The money-losing U.S. Postal Service is hoping the Justice Department will resolve a dispute with the Office of Personnel Management (OPM) over the fate of billions of dollars in overpaid retirement payments for postal workers.
The rare request for the Justice Department’s intervention will affect not only postal retirees, but also billions of dollars that postal officials say they need to free up cash to pay contractors, suppliers and employees. The Postal Service said Wednesday it will suspend its contributions to its employees’ pension fund.
“Basically we have a dispute with OPM,” Tony Vegliante, chief human resources officer for the Postal Service, said in an interview. “We believe they should apply our overpayment to our current bills.
“When two agencies have a dispute, the Department of Justice will adjudicate,” he said.
In a statement Wednesday, OPM officials said they, too, want the Justice Department’s office of legal counsel to help resolve the dispute over pension contributions.
“The U.S. Postal Service is facing serious challenges,” OPM officials stated. “OPM is sympathetic to the situation in which the Postal Service finds itself, and we stand ready to help the Postal Service in whatever way we can, consistent with our legal obligations as the fiduciary for the Retirement and Disability Trust Fund.”
In announcing plans to suspend the transfer to OPM of employer contributions to the Federal Employees Retirement System, which come to $115 million per week, because of ongoing money woes, Sen. Thomas R. Carper, Delaware Democrat and chairman of a subcommittee overseeing postal issues, called the move “drastic” and likened it to a “canary in the coal mine moment.”
“If we don’t heed this warning and act quickly, the Postal Service as we know it will cease to exist in the very near future, possibly by the end of the fiscal year,” Mr. Carper said.
“This would effectively shut down the U.S. mailing industry that depends on the Postal Service,” he said. “A shutdown of an industry of its magnitude, with some 7 million employees and more than $1 trillion in revenue, would be catastrophic to our fragile economy.”
He said pending legislation that he introduced would help avert a financial crisis by allowing the Postal Service to use overpayments made into the Federal Employees Retirement System, as well as more than $50 billion in overpayments to the older civil service retirement system, to meet other postal expenses.

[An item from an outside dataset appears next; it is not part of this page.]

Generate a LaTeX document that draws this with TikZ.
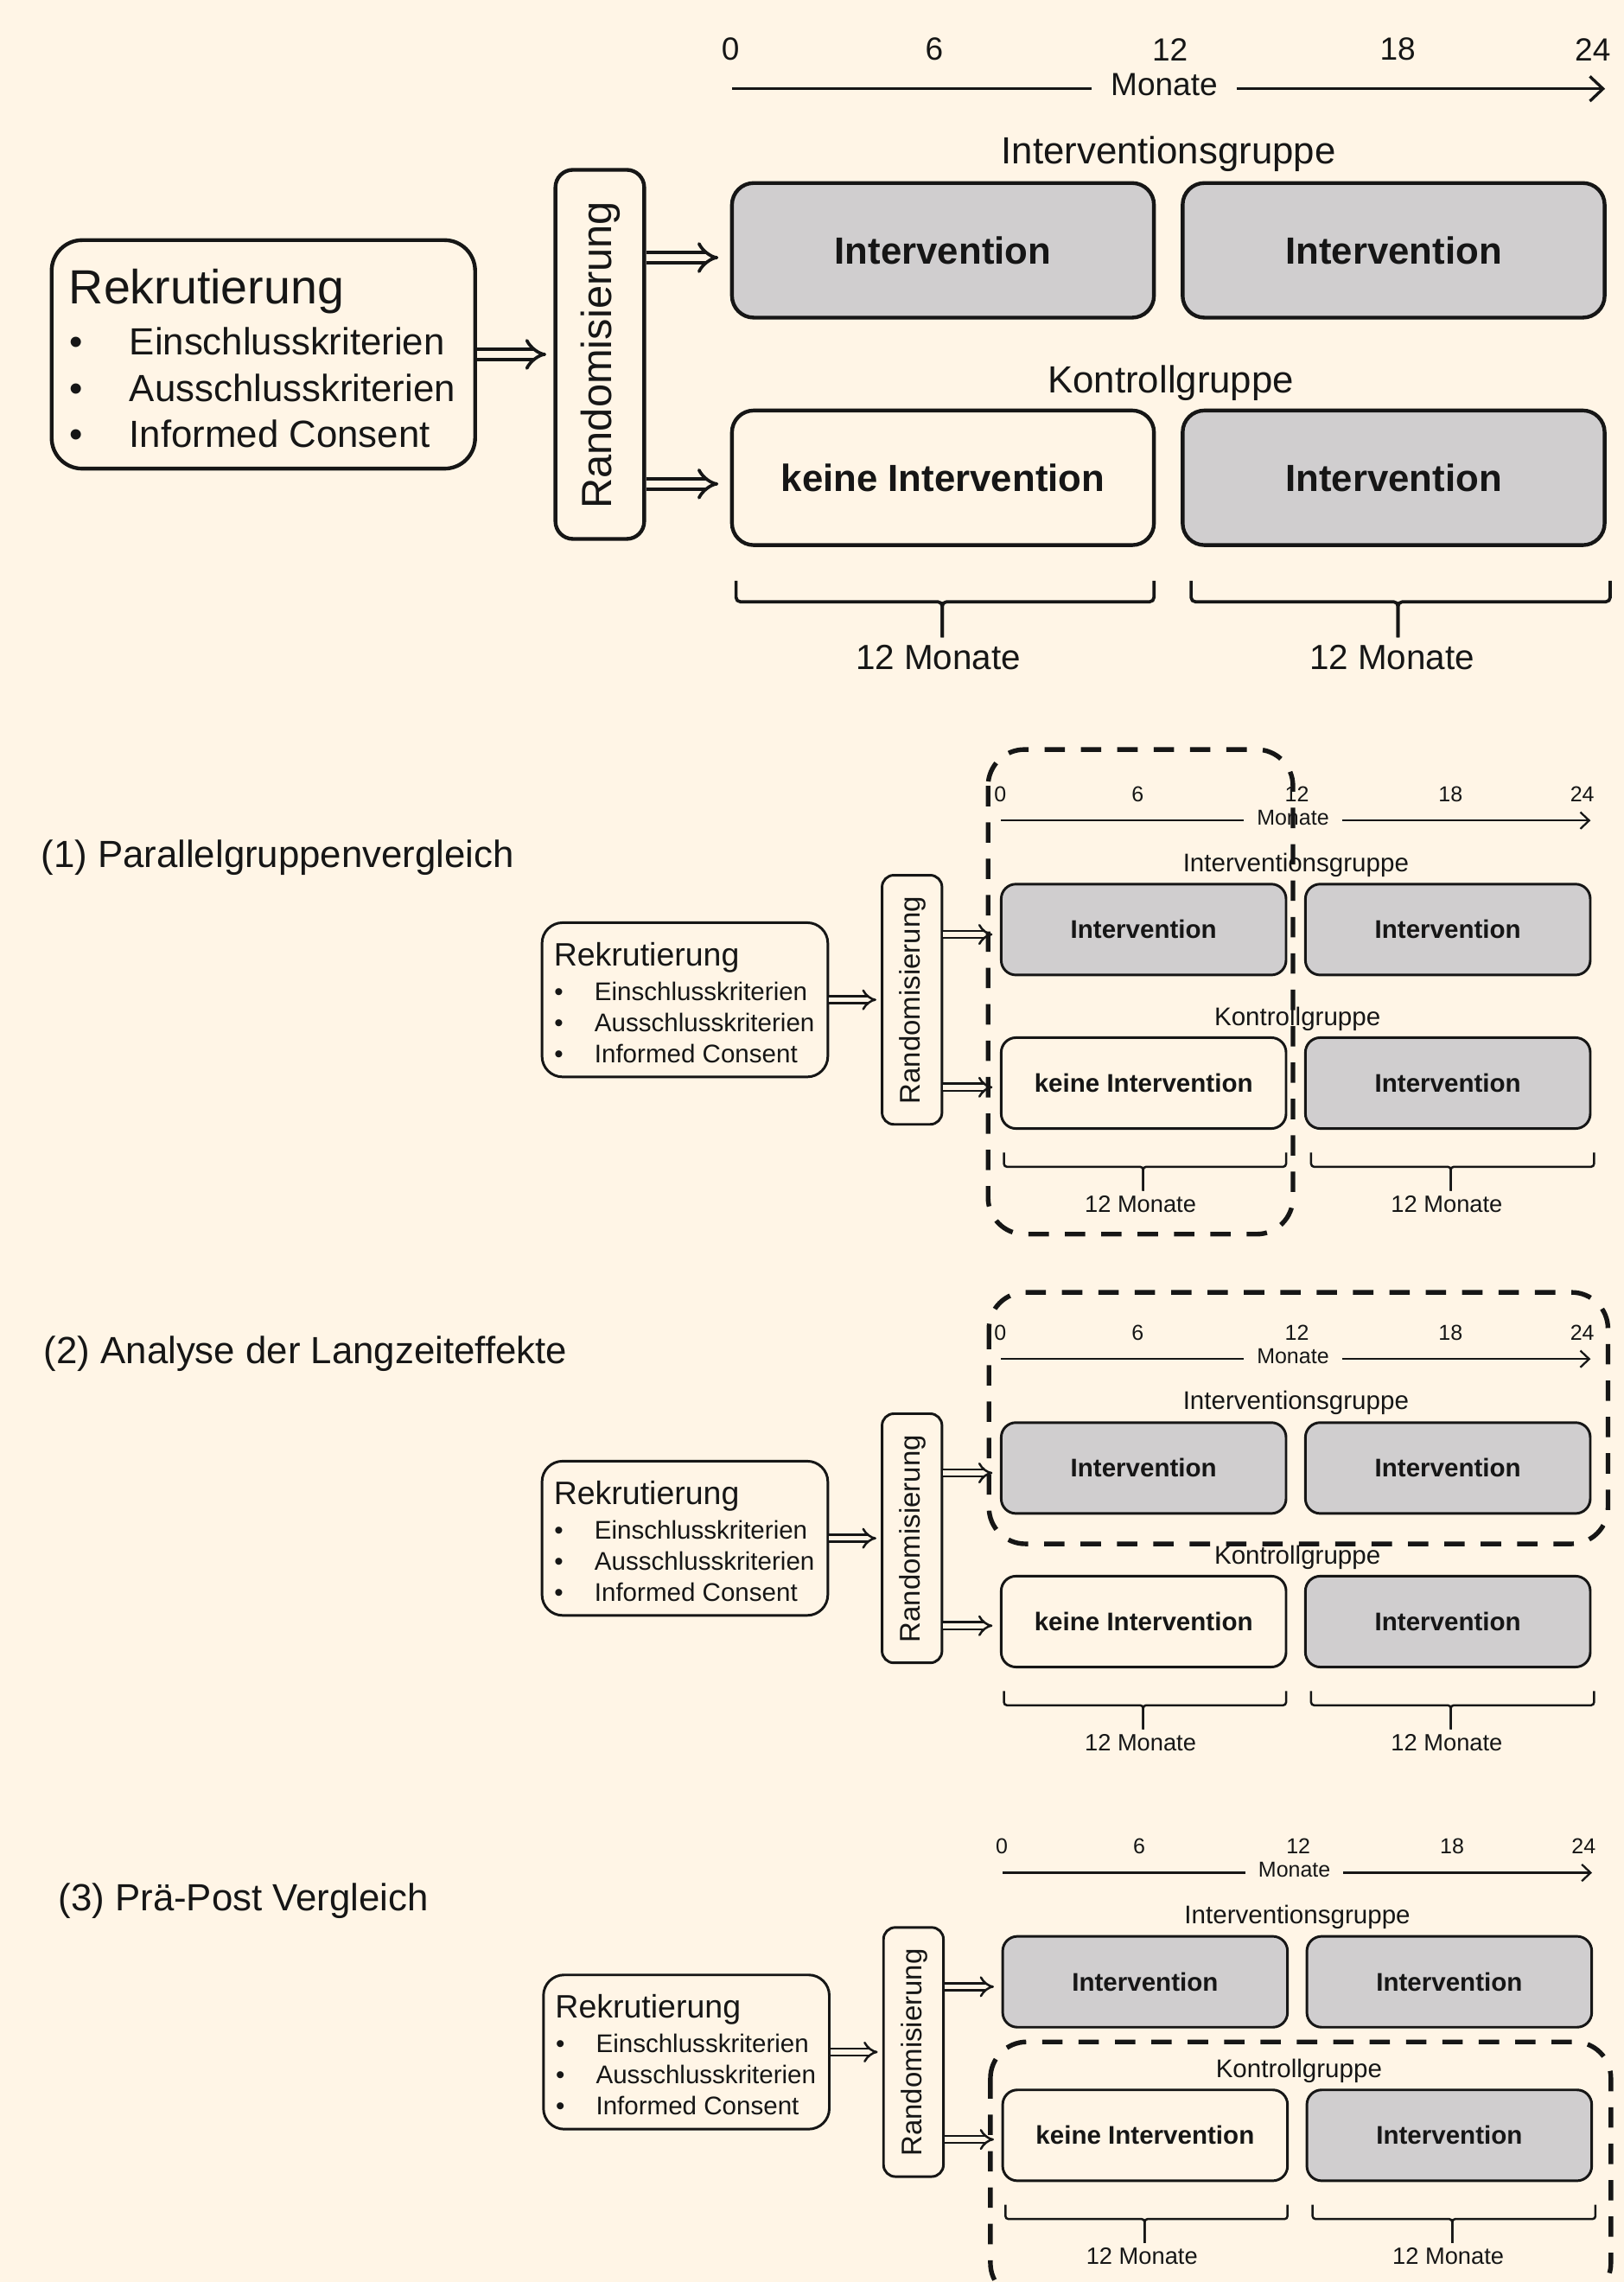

Postal officials also want permission from Congress to eliminate home delivery on Saturdays.
The Postal Service doesn’t accept tax dollars for operating expenses, relying on revenue it produces, but it has accepted billions of dollars in loans from the U.S. Treasury. It is nearing its borrowing limit of $15 billion from the Treasury Department’s Federal Financing Bank, but postal officials have no plans to ask to be allowed to borrow even more money.
In May, the Postal Service announced a net loss during the second quarter, from Jan. 1. to March 31, of $2.2 billion, compared with $1.6 billion during the same period last year. Officials attributed the losses to a sluggish economy and continued drops in mail volume.
Cliff Guffey, president of the American Postal Workers Union, urged Congress to allow the Postal Service to apply pension overpayments toward meeting billions of dollars in payments to prefund retiree health benefits.
“We will take every step necessary to ensure that retirement benefits are protected,” Mr. Guffey said. “We are currently evaluating the best course of action. Postal workers did not cause USPS financial problems and their retirement benefits should not be jeopardized to solve them.”
Mr. Vegliante said the Postal Service would suspend making employer contributions to the Federal Employees Retirement System starting Friday, a move he estimated would free up about $800 million this fiscal year.
Postal officials said they are working to reduce costs by cutting the workforce and closing smaller post offices. The officials said the suspension of payments to OPM would not affect current or retired postal employees.